Nor should Belgium miss out in Europe's intervention into Africa. Michel says it is necessary “to send some small signs of a renewed Belgian interest for what happens in central Africa.”
Belgium's former African colony was the Congo Free State, more recently renamed the Democratic Republic of the Congo. Civil war here has led to tens of thousands being killed and injured, and over half a million internally displaced people. After years of corrupt rule under the Western stooge Mobutu, the country's wealth had been plundered. However, the concern of the Belgian political elite for the plight of ordinary Congolese citizens was indeed small, it amounted to a paltry US$0.94 million aid package.
A Belgian Foreign Ministry document notes that “the increasing globalisation of the economy opens up new prospects for the commercial expansion of our country and influences competition on the international markets, where Belgium wants to consolidate its position and enter new parts of the market.”
It is precisely this process of globalisation that is driving all the major (and minor) powers to seek new markets for their products and new sources of raw materials and cheaper labour. This increasingly takes the form of the former colonial powers renewing an interest in their lost possessions: most recently, Portugal in East Timor. But the open expression of such imperialist intentions is usually hidden behind the diplomatic double-speak of “democratisation” and “human rights”.

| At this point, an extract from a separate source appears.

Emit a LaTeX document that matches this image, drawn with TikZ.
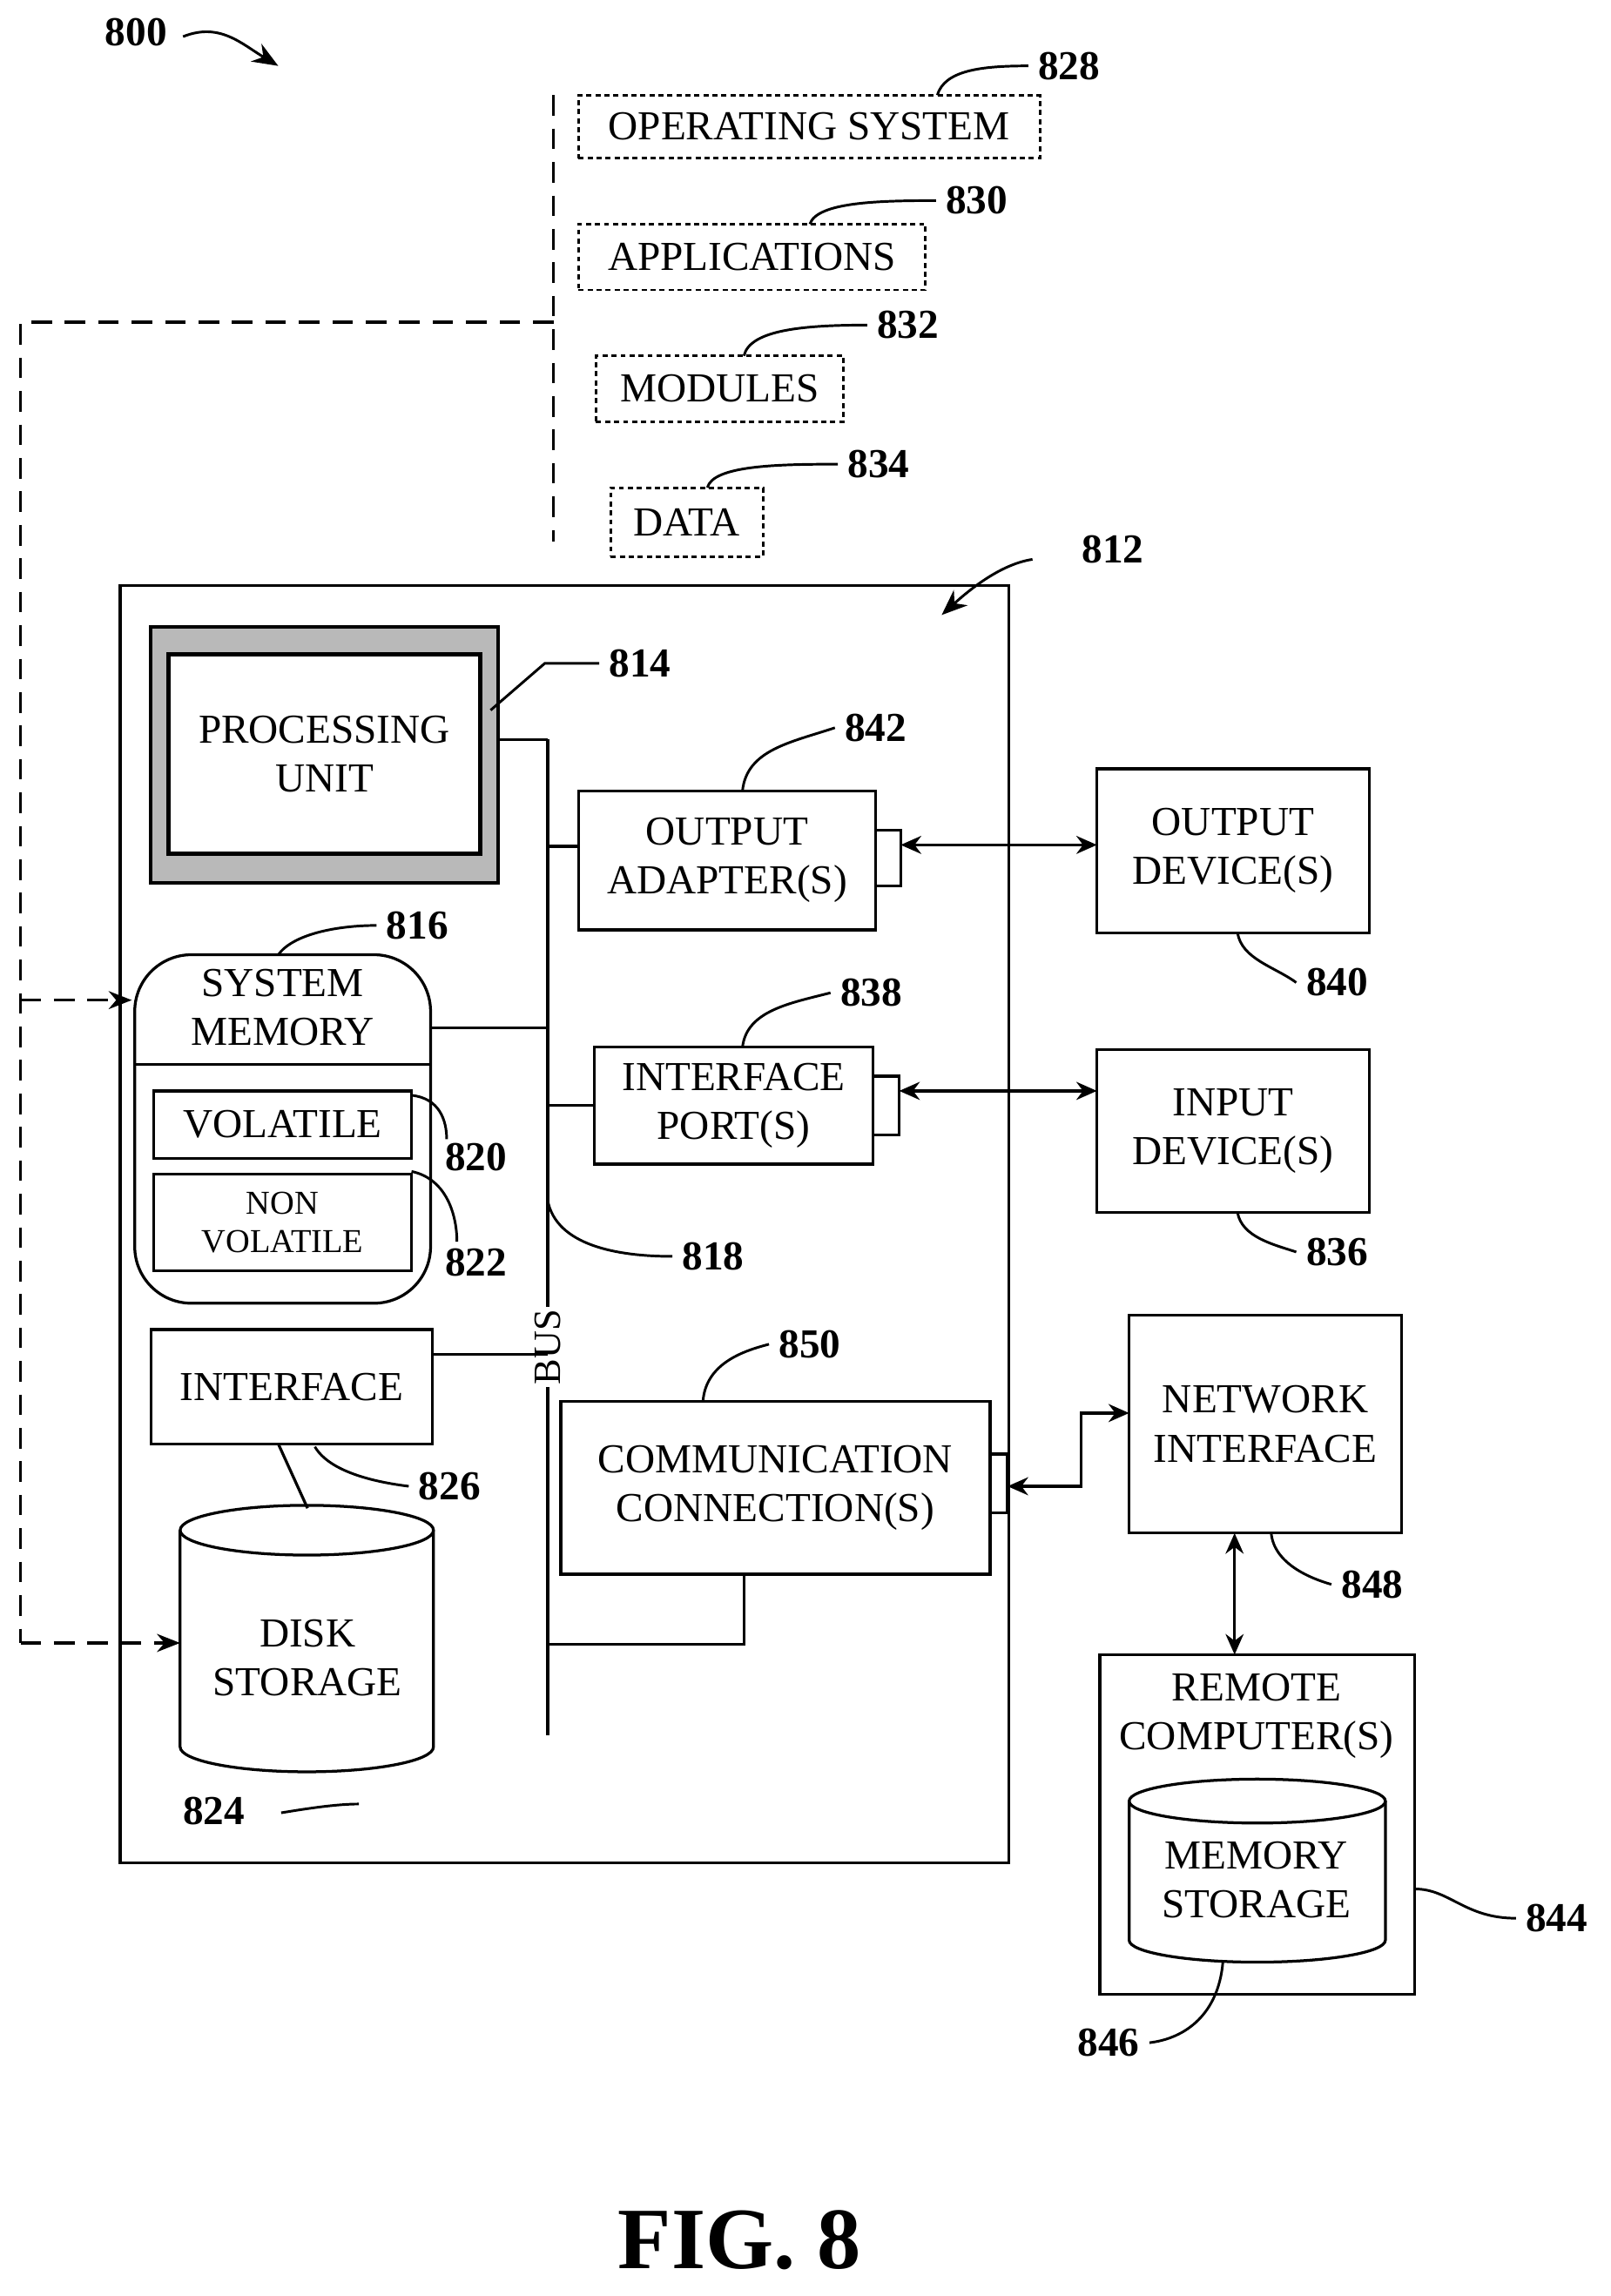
\documentclass[tikz,border=0pt]{standalone}
\usepackage{fontspec}
\setmainfont{Liberation Serif}
\usetikzlibrary{fit,arrows.meta}
\begin{document}
\begin{tikzpicture}[x=0.02cm,y=-0.02cm,line width=1.1pt,
  box/.style={draw,inner sep=0pt,align=center,font=\fontsize{16}{19}\selectfont},
  sw/.style={draw,dash pattern=on 2pt off 1.5pt,line width=1pt,inner sep=0pt,font=\fontsize{16}{19}\selectfont},
  num/.style={font=\bfseries\fontsize{16}{19}\selectfont},
  lead/.style={line width=1pt},
  dar/.style={line width=1.1pt,{Stealth[length=8pt,width=7pt]}-{Stealth[length=8pt,width=7pt]}},
  dsh/.style={line width=1.1pt,dash pattern=on 8pt off 5pt}]
\useasboundingbox (0,0) rectangle (1100,1568);
% 800
\node[num] (n800) at (93,22) {800};
\draw[lead,-{Stealth[length=10pt,width=8pt]}] (125,25) .. controls (150,15) and (165,30) .. (190,45);
% software
\coordinate (vt) at (378,65); \coordinate (vb) at (378,370); \coordinate (vj) at (378,220);
\coordinate (lc) at (14,220); \coordinate (lb) at (14,1122); \coordinate (lm) at (14,683);
\draw[dsh] (vt) -- (vb);
\draw[dsh] (vj) -- (lc) -- (lb);
\node[sw,fit={(395,65) (710,108)}] (os) {}; \node[font=\fontsize{16}{19}\selectfont] at (os) {OPERATING SYSTEM};
\node[sw,fit={(395,153) (632,198)}] (app) {}; \node[font=\fontsize{16}{19}\selectfont] at (app) {APPLICATIONS};
\node[sw,fit={(407,243) (576,288)}] (mod) {}; \node[font=\fontsize{16}{19}\selectfont] at (mod) {MODULES};
\node[sw,fit={(417,333) (521,380)}] (dat) {}; \node[font=\fontsize{16}{19}\selectfont] at (dat) {DATA};
\node[num] (n828) at (730,45) {828};
\node[num] (n830) at (667,137) {830};
\node[num] (n832) at (620,222) {832};
\node[num] (n834) at (600,317) {834};
\draw[lead] (640,65) .. controls (645,48) and (670,45) .. (n828.west);
\draw[lead] (553,153) .. controls (558,138) and (600,137) .. (n830.west);
\draw[lead] (508,243) .. controls (512,225) and (550,222) .. (n832.west);
\draw[lead] (483,333) .. controls (487,318) and (530,317) .. (n834.west);
% main box
\node[draw,fit={(82,400) (689,1272)},inner sep=0pt] (main) {};
\node[num] (n812) at (760,375) {812};
\draw[lead,-{Stealth[length=10pt,width=8pt]}] (705,382) .. controls (685,385) and (665,400) .. (643,420);
% processing unit
\node[draw,fill=gray!55,line width=1.5pt,fit={(103,428) (340,603)},inner sep=0pt] (puo) {};
\node[box,fill=white,line width=1.8pt,fit={(115,447) (328,583)}] (pu) {};
\node[align=center,font=\fontsize{16}{19}\selectfont] at (pu) {PROCESSING\\UNIT};
\node[num] (n814) at (437,453) {814};
\draw[lead] (335,485) -- (372,453) -- (n814.west);
% bus
\coordinate (bt) at (374,505); \coordinate (bb) at (374,1185);
\draw (bt) -- (bb);
\draw (340,505) -- (bt);
\node[fill=white,rotate=90,inner sep=1pt,font=\fontsize{15}{18}\selectfont] (bus) at (374,920) {BUS};
% output adapter
\node[box,fit={(395,540) (598,635)}] (oa) {}; \node[align=center,font=\fontsize{16}{19}\selectfont] at (oa) {OUTPUT\\ADAPTER(S)};
\node[draw,fit={(598,567) (615,605)},inner sep=0pt] (oac) {};
\draw (374,578) -- (395,578);
\node[box,fit={(749,525) (935,637)}] (od) {}; \node[align=center,font=\fontsize{16}{19}\selectfont] at (od) {OUTPUT\\DEVICE(S)};
\draw[dar] (615,577) -- (749,577);
\node[num] (n842) at (598,497) {842};
\draw[lead] (507,540) .. controls (510,512) and (540,507) .. (n842.west);
\node[num] (n840) at (913,671) {840};
\draw[lead] (845,637) .. controls (848,655) and (870,660) .. (n840.west);
% system memory
\node[draw,rounded corners=22pt,fit={(92,652) (294,890)},inner sep=0pt] (sm) {};
\draw (92,727) -- (294,727);
\node[align=center,font=\fontsize{16}{19}\selectfont] at (193,688) {SYSTEM\\MEMORY};
\node[box,fit={(105,745) (281,791)}] (vol) {}; \node[font=\fontsize{16}{19}\selectfont] at (vol) {VOLATILE};
\node[box,fit={(105,802) (281,868)}] (nvol) {}; \node[align=center,font=\fontsize{13}{15}\selectfont] at (nvol) {NON\\VOLATILE};
\draw (294,702) -- (374,702);
\node[num] (n816) at (285,632) {816};
\draw[lead] (190,652) .. controls (200,638) and (230,632) .. (n816.west);
\node[num] (n820) at (325,790) {820};
\draw[lead] (281,748) .. controls (300,750) and (305,765) .. (305,778);
\node[num] (n822) at (325,862) {822};
\draw[lead] (281,800) .. controls (305,805) and (312,830) .. (312,848);
\node[num] (n818) at (487,858) {818};
\draw[lead] (374,820) .. controls (380,850) and (420,858) .. (n818.west);
% interface port
\node[box,fit={(406,715) (596,795)}] (ip) {}; \node[align=center,font=\fontsize{16}{19}\selectfont] at (ip) {INTERFACE\\PORT(S)};
\node[draw,fit={(596,735) (614,775)},inner sep=0pt] (ipc) {};
\draw (374,755) -- (406,755);
\node[box,fit={(749,717) (935,828)}] (id) {}; \node[align=center,font=\fontsize{16}{19}\selectfont] at (id) {INPUT\\DEVICE(S)};
\draw[dar] (614,745) -- (749,745);
\node[num] (n838) at (595,678) {838};
\draw[lead] (507,715) .. controls (510,690) and (540,685) .. (n838.west);
\node[num] (n836) at (913,855) {836};
\draw[lead] (845,828) .. controls (848,845) and (870,850) .. (n836.west);
% interface
\node[box,fit={(103,908) (295,986)}] (itf) {}; \node[font=\fontsize{16}{19}\selectfont] at (itf) {INTERFACE};
\draw (295,925) -- (bus.east|-295,925);
\node[num] (n826) at (307,1015) {826};
\draw[lead] (215,988) .. controls (225,1005) and (255,1012) .. (n826.west);
\draw (190,986) -- (210,1030);
% disk storage
\draw (123,1045) -- (123,1193) arc[start angle=180,end angle=360,x radius=1.73cm,y radius=0.34cm] -- (296,1045);
\draw (209.5,1045) ellipse[x radius=1.73cm,y radius=0.34cm];
\coordinate (ds) at (123,1122);
\node[align=center,font=\fontsize{16}{19}\selectfont] (dsk) at (210,1132) {DISK\\STORAGE};
\node[num] (n824) at (146,1237) {824};
\draw[lead] (192,1238) .. controls (210,1235) and (230,1232) .. (245,1232);
\draw[dsh,-{Stealth[length=9pt,width=7pt]}] (lm) -- (90,683);
\draw[dsh,-{Stealth[length=9pt,width=7pt]}] (lb) -- (ds);
% communication
\node[box,fit={(383,957) (676,1075)}] (cc) {}; \node[align=center,font=\fontsize{16}{19}\selectfont] at (cc) {COMMUNICATION\\CONNECTION(S)};
\node[draw,fit={(676,993) (688,1033)},inner sep=0pt] (ccc) {};
\draw (374,1123) -- (508,1123) -- (508,1075);
\node[num] (n850) at (553,918) {850};
\draw[lead] (480,957) .. controls (482,930) and (510,922) .. (n850.west);
\node[box,fit={(771,898) (957,1047)}] (ni) {}; \node[align=center,font=\fontsize{16}{19}\selectfont] at (ni) {NETWORK\\INTERFACE};
\draw[dar] (688,1015) -- (738,1015) -- (738,965) -- (771,965);
\node[num] (n848) at (937,1082) {848};
\draw[lead] (868,1047) .. controls (870,1068) and (895,1078) .. (n848.west);
% remote
\node[box,fit={(751,1130) (966,1362)}] (rc) {};
\node[align=center,font=\fontsize{16}{19}\selectfont] at (858,1172) {REMOTE\\COMPUTER(S)};
\draw[dar] (843,1047) -- (843,1130);
\draw (771,1230) -- (771,1325) arc[start angle=180,end angle=360,x radius=1.75cm,y radius=0.3cm] -- (946,1230);
\draw (858.5,1230) ellipse[x radius=1.75cm,y radius=0.3cm];
\node[align=center,font=\fontsize{16}{19}\selectfont] (ms) at (858,1284) {MEMORY\\STORAGE};
\node[num] (n846) at (757,1395) {846};
\draw[lead] (835,1340) .. controls (832,1375) and (810,1392) .. (n846.east);
\node[num] (n844) at (1063,1310) {844};
\draw[lead] (966,1290) .. controls (990,1290) and (1000,1310) .. (n844.west);
\node[font=\bfseries\fontsize{34}{40}\selectfont] (fig) at (505,1530) {FIG. 8};
\end{tikzpicture}
\end{document}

Africa contains some of the world's greatest untapped natural resources. It is potentially a huge market for Western goods, and a source of cheap labour to rival South East Asia and Latin America. Its shores begin just across the narrow straits of the Mediterranean Sea. Without doubt, a new “scramble for Africa” is beginning to unfold. But as Michel's remarks indicate, this scramble could once more become a crossroads where great power interests collide.